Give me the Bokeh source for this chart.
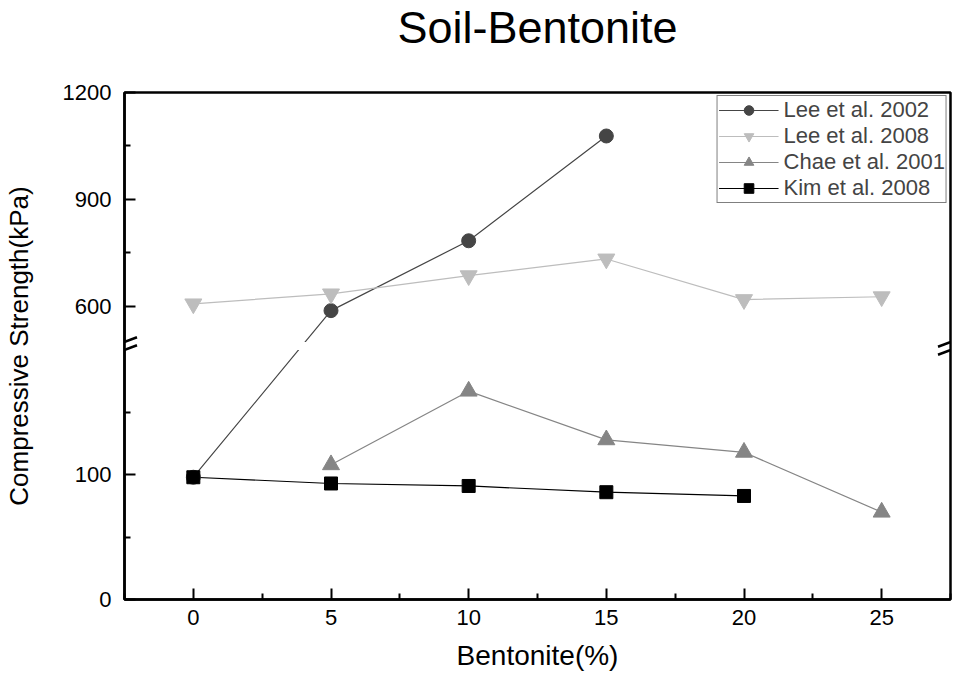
from bokeh.plotting import figure
from bokeh.models import (Range1d, FixedTicker, CustomJSTransform, CustomJSTickFormatter,
                          BoxAnnotation, Arrow, Legend, LegendItem, Title)
from bokeh.transform import transform
from bokeh.embed import file_html
from bokeh.resources import INLINE

# ---- data -------------------------------------------------------------
lee2002_x = [0, 5, 10, 15]
lee2002 = [98, 588, 784, 1078]

lee2008_x = [0, 5, 10, 15, 20, 25]
lee2008 = [607, 635, 686, 733, 619, 627]

chae2001_x = [5, 10, 15, 20, 25]
chae2001 = [108, 167, 128, 118, 70]

kim2008_x = [0, 5, 10, 15, 20]
kim2008 = [98, 93, 91, 86, 83]

x_major = [0, 5, 10, 15, 20, 25]
x_minor = [-2.5, 2.5, 7.5, 12.5, 17.5, 22.5, 27.5]
y_major = [0, 100, 600, 900, 1200]
y_minor = [50, 150, 750, 1050]

# ---- broken y axis: 0-200 below the break, 500-1200 compressed above ----
LOW_TOP = 200.0
HIGH_BOT = 500.0
HIGH_TOP = 1200.0
GAP = 6.4
HIGH_SCALE = 200.0 / 700.0


def to_axis(v):
    return v if v <= LOW_TOP else LOW_TOP + GAP + (v - HIGH_BOT) * HIGH_SCALE


brk_args = dict(lo=LOW_TOP, hb=HIGH_BOT, gap=GAP, s=HIGH_SCALE)
brk = CustomJSTransform(
    args=brk_args,
    func="return x <= lo ? x : lo + gap + (x - hb) * s;",
    v_func="""
        const out = new Float64Array(xs.length);
        for (let i = 0; i < xs.length; i++) {
            const v = xs[i];
            out[i] = v <= lo ? v : lo + gap + (v - hb) * s;
        }
        return out;
    """,
)

X_LO, X_HI = -2.5, 27.5
Y_TOP = to_axis(HIGH_TOP)
FRAME_W, FRAME_H = 826.0, 508.0
FONT = "Liberation Sans"

p = figure(width=959, height=673, title=None,
           x_range=Range1d(X_LO, X_HI), y_range=Range1d(0, Y_TOP),
           output_backend="svg", toolbar_location=None,
           min_border_left=124, min_border_right=9,
           min_border_top=92, min_border_bottom=73)

p.background_fill_color = "white"
p.border_fill_color = "white"
p.xgrid.visible = False
p.ygrid.visible = False
p.outline_line_color = "black"
p.outline_line_width = 2.5
p.outline_line_alpha = 1.0

# empty spacer between the frame and the heading, then the heading itself
p.add_layout(Title(text=" ", text_font_size="12px", standoff=22), "above")
p.add_layout(Title(text="Soil-Bentonite", text_font=FONT, text_font_size="45px",
                   text_font_style="normal", text_color="black", align="center",
                   vertical_align="top", offset=7, standoff=0), "above")

# pixel -> data unit factors of the plotting frame
px_x = (X_HI - X_LO) / FRAME_W
px_y = Y_TOP / FRAME_H

# x axis
p.xaxis.ticker = FixedTicker(ticks=x_major, minor_ticks=x_minor)
p.xaxis.axis_label = "Bentonite(%)"
# y axis
p.yaxis.ticker = FixedTicker(ticks=[to_axis(v) for v in y_major],
                             minor_ticks=[to_axis(v) for v in y_minor])
p.yaxis.formatter = CustomJSTickFormatter(
    args=brk_args,
    code="const v = tick <= lo + 0.5 * gap ? tick : hb + (tick - lo - gap) / s;"
         "return Math.round(v).toString();")
p.yaxis.axis_label = "Compressive Strength(kPa)"

for ax in (p.xaxis[0], p.yaxis[0]):
    ax.axis_line_width = 2.5
    ax.axis_line_color = "black"
    ax.major_tick_in = 11
    ax.major_tick_out = 0
    ax.minor_tick_in = 6
    ax.minor_tick_out = 0
    ax.major_tick_line_width = 2
    ax.minor_tick_line_width = 2
    ax.major_tick_line_color = "black"
    ax.minor_tick_line_color = "black"
    ax.major_label_text_font = FONT
    ax.major_label_text_font_size = "22px"
    ax.major_label_text_color = "black"
    ax.axis_label_text_font = FONT
    ax.axis_label_text_font_style = "normal"
    ax.axis_label_text_color = "black"

p.xaxis.major_label_standoff = 10
p.xaxis.axis_label_text_font_size = "28px"
p.xaxis.axis_label_standoff = 12
p.yaxis.major_label_standoff = 13
p.yaxis.axis_label_text_font_size = "26px"
p.yaxis.axis_label_standoff = 26

# ---- series -------------------------------------------------------------
series = [
    ("Lee et al. 2002", lee2002_x, lee2002, "circle", 14, "#454545"),
    ("Lee et al. 2008", lee2008_x, lee2008, "inverted_triangle", 17, "#bdbdbd"),
    ("Chae et al. 2001", chae2001_x, chae2001, "triangle", 17, "#858585"),
    ("Kim et al. 2008", kim2008_x, kim2008, "square", 13, "#000000"),
]

line_rs = []
for name, xs, ys, marker, size, color in series:
    src = dict(x=xs, strength=ys)
    lr = p.line(x="x", y=transform("strength", brk), source=src,
                line_color=color, line_width=1.2)
    line_rs.append(lr)

# white band that interrupts lines crossing the break
p.add_layout(BoxAnnotation(bottom=LOW_TOP, top=LOW_TOP + GAP, left=-2.45, right=27.45,
                           fill_color="white", fill_alpha=1.0, line_alpha=0))

items = []
for (name, xs, ys, marker, size, color), lr in zip(series, line_rs):
    src = dict(x=xs, strength=ys)
    sr = p.scatter(x="x", y=transform("strength", brk), source=src, marker=marker,
                   size=size, fill_color=color, line_color=color)
    items.append(LegendItem(label=name, renderers=[lr, sr]))

# break marks on both vertical axes
mid = LOW_TOP + GAP / 2
for x0 in (X_LO, X_HI):
    for dy in (-4.0, 4.0):
        p.add_layout(Arrow(start=None, end=None,
                           x_start=x0 - 12.5 * px_x, y_start=mid + (dy - 4.75) * px_y,
                           x_end=x0 + 12.5 * px_x, y_end=mid + (dy + 4.75) * px_y,
                           line_color="black", line_width=2.5))

legend = Legend(items=items, location="top_right", margin=3, padding=1, spacing=0,
                glyph_width=60, glyph_height=24, label_height=20, label_standoff=5,
                label_text_font=FONT, label_text_font_size="22px",
                border_line_color="black", border_line_width=1,
                background_fill_color="white", background_fill_alpha=1.0)
p.add_layout(legend)

open("out.html", "w").write(file_html(p, INLINE))
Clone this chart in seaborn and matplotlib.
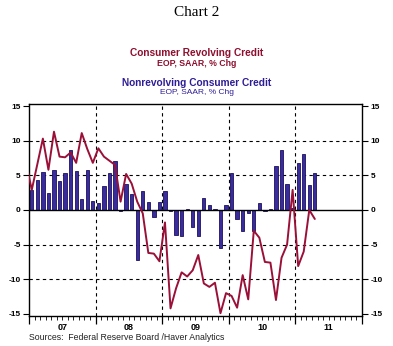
──────────────────────────────
### Exercise description
Working from the entries above, return all lines that contain "chart".

### Correct answer
Give me the Bokeh source for this chart.
Clone this chart in seaborn and matplotlib.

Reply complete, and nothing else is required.